Several years ago we had a little boy in the neighborhood who came over to play with my kids quite a bit. He and my youngest son had all kinds of fun digging in the sandbox, splashing in the pool, playing cars and trucks and costume games together. This was a real relief to me, since most of the kids in the neighborhood were tiny toddler girls or surly teens. I wanted to encourage their playtime, so I made sure the Halloween costumes were available for daily use. We had a dinosaur costume, Frankenstein’s monster, princess and ballerina stuff, a bumblebee costume, Superman gear, and a Batman mask and cape. The boys would run up and down the driveway and around the backyard dressed as caped avengers, screaming, firing imaginary lasers and superhero weapons at each other and having a wonderful time.
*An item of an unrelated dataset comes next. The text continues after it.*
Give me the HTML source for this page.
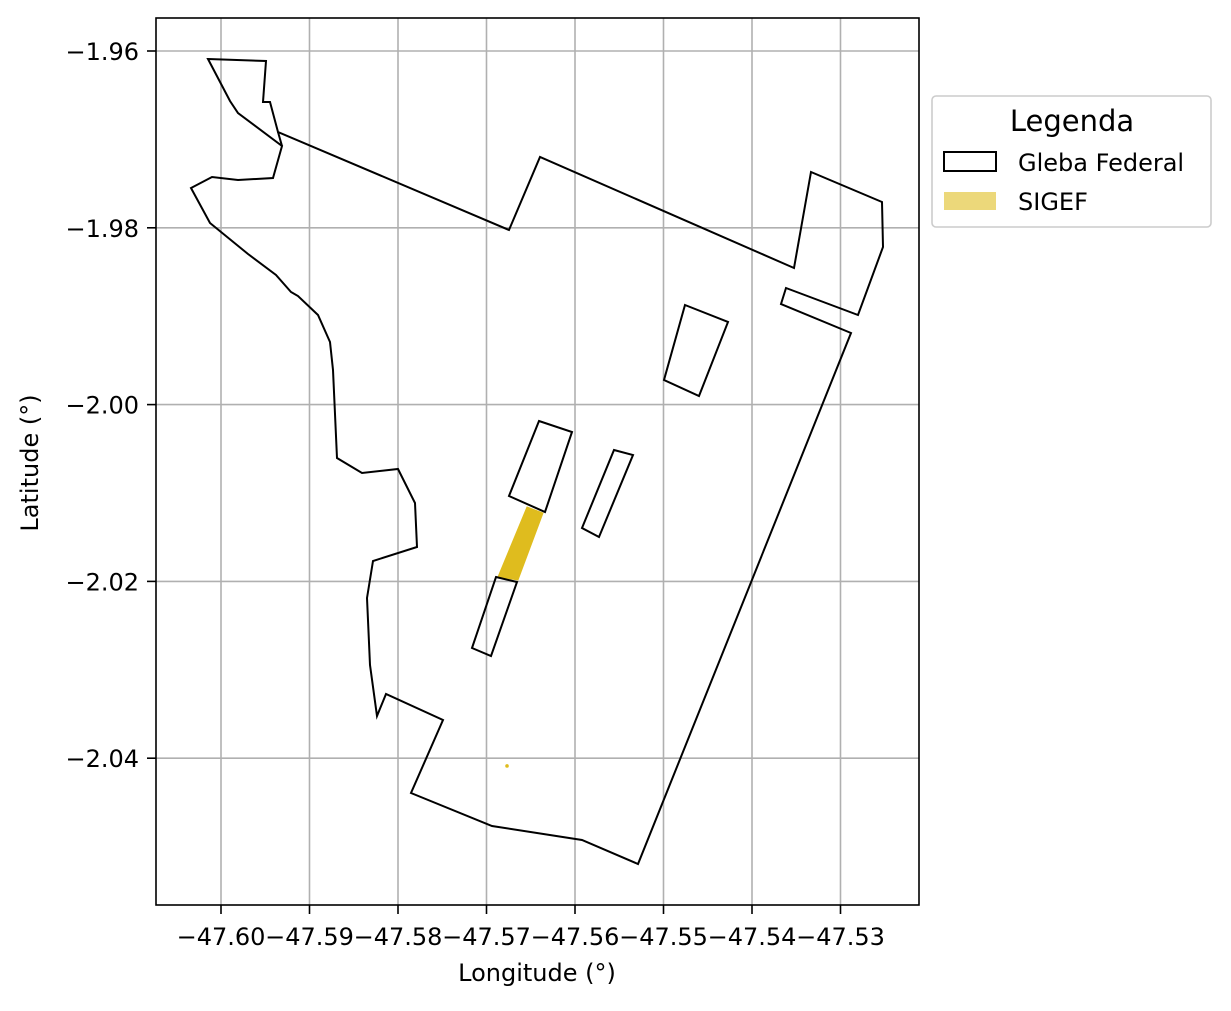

I thought it was just great.
We had moved to this town only a couple of years before, and making friends was hard. Small towns can be very insular, very judgmental, and this small town is no exception. My husband and I had professional acquaintances, but our list of local friends was pretty limited. The same went for our kids to some extent, so having this new kid come over to play was a real blessing.
One afternoon in July, our little neighbor friend was home having a rest after a morning of play over at our house, and I put the kids in the van and headed off to the Wal-Mart. It was hot, the sun was bright, and traffic was moderate. I had the windows open on the van and was driving along, as mothers do, with both eyes on the road, but both ears listening for trouble in the back seats. The kids were unusually quiet. I wondered if they were sick. I checked the rearview mirror quickly and noticed they were grinning at each other and giggling. I thought, “Thank goodness, it’s some kid joke and we’re going to get to Wally World with no screaming or poking.”
When I pulled up to a stoplight, a car honked at me. Since this is the local signal for “Howdy, friend”, I was pleased. I looked around to see if I could spot one of the few people I considered a friend but didn’t have any luck before the light changed. I drove along, kids quiet, breeze blowing through the window, and there was another honk. I thought it couldn’t be for me, I didn’t know THAT many people, and so I ignored it. At the next stoplight, there were two honks. I was starting to wonder – was my tail light out? Was one of my tires going flat? I decided to make sure to make a full circuit of the van once we got parked at Wal-Mart to see if I had some mechanical malfunction going on.
A few minutes later we got to the store, I got the kids out of the car and started around towards the back of the van. The giggling turned into full-blown laughter before I got there, and I had a funny feeling… And there, stuck under my rear window windshield wiper, was the Batman costume. I had driven the entire length of our small town, in blissful ignorance and happy hopes of having friends in traffic, with Batman flapping merrily along behind my van!
I couldn’t really get mad; the whole thing was just too ludicrous. We all had a good belly laugh out there in the parking lot, snorting and hooting and pointing at each other, the kids congratulating each other on a good prank, and then I secured Batman inside the van, and we got our shopping done. As it turned out, the two boys had been playing superheroes and had gotten hot and just hung the costumes on the nearest available things. Superman was at home, hanging on the paint cabinet in the garage.
A couple of years later, one of my youngest’s class assignments was to draw a picture of something funny that had happened in his life, and, you guessed it, it was a picture of a brown van, driving obliviously along with a big, black Bat cape flapping proudly from the rear.